Naturally, one expects good writing from a Billy Wilder film, but this may be his leanest work. Entire characters can be defined in a single line, such as Tatum pointing out that the head of the Albuquerque paper wears both a belt and suspenders, signifying that he is overly cautious and wary. Later, Chuck encourages Lorraine to go to church to keep up appearances, but she replies, "I don't go to church. Kneeling bags my nylons." These cast-off bits of wry observation fit the tone of a film about journalism: concise but powerful, telling you everything you need to know in a few sentences. (Wilder, like nearly all the great film writers of the classic age, started out as a newspaperman himself.)
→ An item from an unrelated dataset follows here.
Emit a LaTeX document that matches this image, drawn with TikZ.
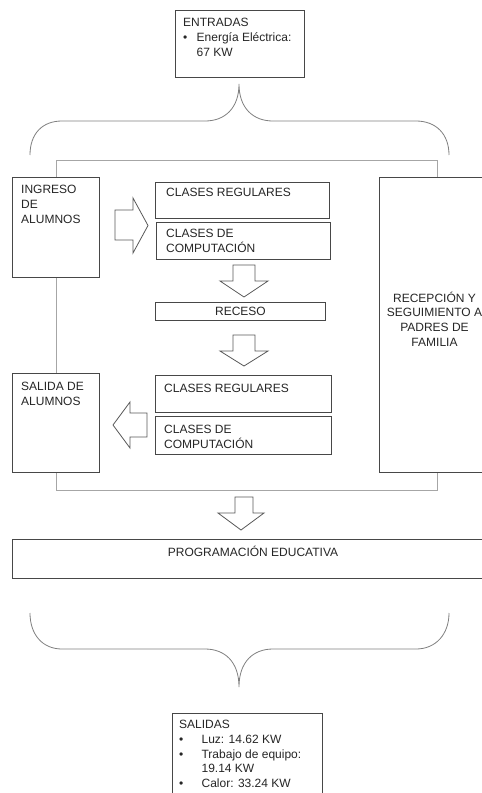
\documentclass[tikz,border=0pt]{standalone}
\usepackage{fontspec}
\setmainfont{Liberation Sans}
\begin{document}
\begin{tikzpicture}[x=1pt,y=-1pt,
  box/.style={draw=black!72, line width=0.9pt, fill=white, inner sep=0pt, anchor=north west},
  txt/.style={inner sep=0pt, anchor=north west, align=left, text=black!85,
              font=\fontsize{12}{14.8}\selectfont},
  ctxt/.style={inner sep=0pt, align=center, text=black!85,
               font=\fontsize{12}{14.8}\selectfont},
  frame/.style={draw=black!35, line width=0.9pt},
  brace/.style={draw=black!50, line width=0.8pt},
  blockarr/.style={draw=black!65, line width=0.8pt, fill=white, line join=miter}]
\useasboundingbox (0,0) rectangle (482,793);
\clip (0,0) rectangle (482,793);
\fill[white] (0,0) rectangle (482,793);

% braces
\draw[brace] (30,155) .. controls (30,134) and (42,121) .. (62,121) -- (205,121)
  .. controls (225,121) and (239,108) .. (239,84)
  .. controls (239,108) and (253,121) .. (273,121) -- (416,121)
  .. controls (436,121) and (449,134) .. (449,155);
\draw[brace] (30,613) .. controls (30,634) and (42,649) .. (62,649) -- (205,649)
  .. controls (225,649) and (239,662) .. (239,687)
  .. controls (239,662) and (253,649) .. (273,649) -- (416,649)
  .. controls (436,649) and (449,634) .. (449,613);

% process frame
\draw[frame] (56.5,160) rectangle (437,490);

% boxes
\node[box, minimum width=129pt, minimum height=67pt] (entr) at (175,10) {};
\node[box, minimum width=87pt, minimum height=100pt] (ingreso) at (12,177) {};
\node[box, minimum width=174pt, minimum height=36pt] (cr1) at (155,182) {};
\node[box, minimum width=174pt, minimum height=37pt] (cc1) at (156,222) {};
\node[box, minimum width=170pt, minimum height=18pt] (receso) at (155,302) {};
\node[box, minimum width=176pt, minimum height=37pt] (cr2) at (155,375) {};
\node[box, minimum width=176pt, minimum height=38pt] (cc2) at (155,416) {};
\node[box, minimum width=87pt, minimum height=99pt] (salida) at (12,373) {};
\node[box, minimum width=130pt, minimum height=295pt] (recep) at (379,177) {};
\node[box, minimum width=490pt, minimum height=39pt] (prog) at (12,539) {};
\node[box, minimum width=150pt, minimum height=100pt] (sal) at (172,713) {};

% texts
\node[txt] (tentr) at (183,18) {ENTRADAS\\\makebox[13.5pt][l]{\textbullet}Energía Eléctrica:\\\hspace*{13.5pt}67 KW};
\node[txt] (tingreso) at (21,185) {INGRESO\\DE\\ALUMNOS};
\node[txt] (tcr1) at (166,188) {CLASES REGULARES};
\node[txt] (tcc1) at (166,229) {CLASES DE\\COMPUTACIÓN};
\node[ctxt] (treceso) at (receso.center) {RECESO};
\node[txt] (tcr2) at (164,384) {CLASES REGULARES};
\node[txt] (tcc2) at (164,425) {CLASES DE\\COMPUTACIÓN};
\node[txt] (tsalida) at (21,382) {SALIDA DE\\ALUMNOS};
\node[ctxt] (trecep) at (434.5,319) {RECEPCIÓN Y\\SEGUIMIENTO A\\PADRES DE\\FAMILIA};
\node[txt, anchor=base] (tprog) at (253,556.6) {PROGRAMACIÓN EDUCATIVA};
\node[txt] (tsal) at (179,720) {SALIDAS\\\makebox[22.4pt][l]{\textbullet}Luz: 14.62 KW\\\makebox[22.4pt][l]{\textbullet}Trabajo de equipo:\\\hspace*{22.4pt}19.14 KW\\\makebox[22.4pt][l]{\textbullet}Calor: 33.24 KW};

% block arrows
\draw[blockarr] (115,210) -- (133,210) -- (133,198) -- (148,225.5) -- (133,253) -- (133,240) -- (115,240) -- cycle;
\draw[blockarr] (233,265) -- (255,265) -- (255,281) -- (268,281) -- (244,297) -- (220,281) -- (233,281) -- cycle;
\draw[blockarr] (233,335) -- (255,335) -- (255,351) -- (268,351) -- (244,366) -- (220,351) -- (233,351) -- cycle;
\draw[blockarr] (147,413) -- (130,413) -- (130,402) -- (113,425) -- (130,448) -- (130,437) -- (147,437) -- cycle;
\draw[blockarr] (235,497) -- (253,497) -- (253,513) -- (264,513) -- (241,530) -- (218,513) -- (235,513) -- cycle;
\end{tikzpicture}
\end{document}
It's a miracle this film got made, even with the wild success of Sunset Blvd. essentially guaranteeing Wilder whatever project he wished to make. The Hays Code office intervened, of course, forcing the director to soften the corruption of the town sheriff, but this is one of those films where you're glad someone stepped in and made sure the bad guy got what was coming to him. Chuck Tatum could very well have gotten away with all this today, plagued by a small pocket of guilt he could drink away upon returning to New York. Instead, he bleeds out just after Leo finally dies, stabbed in the gut by Lorraine after abusing her one too many times. Having finally felt some pang of remorse for his actions, Chuck nevertheless is beyond forgiveness, and he dies a moral Antichrist, his death damning his profession for all time instead of pointing the way to salvation. As ever, Wilder saves the best for the very last, as Tatum staggers back into that local paper for one final moment of self-indulgent triumph. "I'm a thousand-dollar-a-day newspaperman," he gasps defiantly at Mr. Boot, "But you can have me for nothing." Then, this wretched beast finally collapses, falling down dead and staring at the camera into the audience who will cluck and rage over the movie then fulfill its dire vision. Billy Wilder was the master of endings, but none stick with you quite like this. And thank God; one such case is haunting enough.